Die Intention ist somit grundsätzlich Konfliktprävention für „low-risk“ Transaktionen. Unternehmen erhalten über das Programm vorab eine steuerliche Risikoeinschätzung für bestimmte Transaktionen. Damit soll eine gewisse Sicherheit für den internationalen Konzern einhergehen und Verrechnungspreiskonflikte zwischen Mitgliedstaaten vermieden werden.

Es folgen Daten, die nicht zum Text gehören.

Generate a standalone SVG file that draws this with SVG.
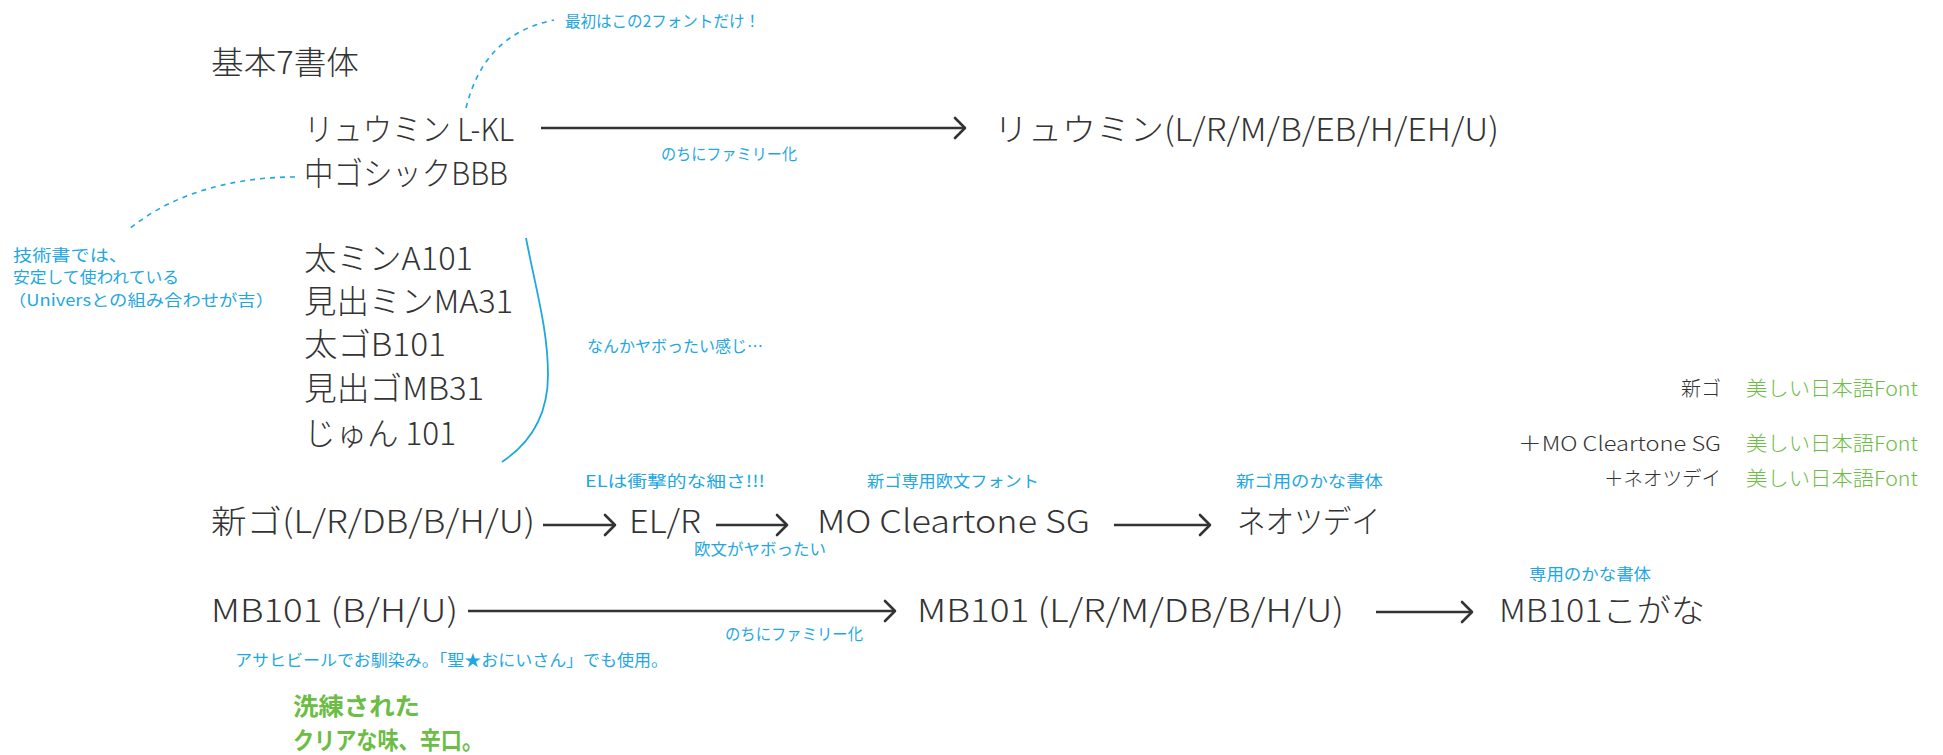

TPA Tipp: Komplexe Transaktionen rund um immaterielle Vermögenswerte und Lizenzierungen, bei denen die Wahrscheinlichkeit von Konflikten noch höher ist, sind zwar explizit nicht umfasst. Da aber häufig selbst Routinetransaktionen unterschiedlich beurteilt werden, kann es für internationale Unternehmen dennoch Sinn machen an diesem Programm teilzunehmen, insbesondere für Unternehmen mit Auftragsfertigung, „limited risk“ Vertriebsgesellschaften sowie hohen Volumina von konzerninternen Serviceleistungen.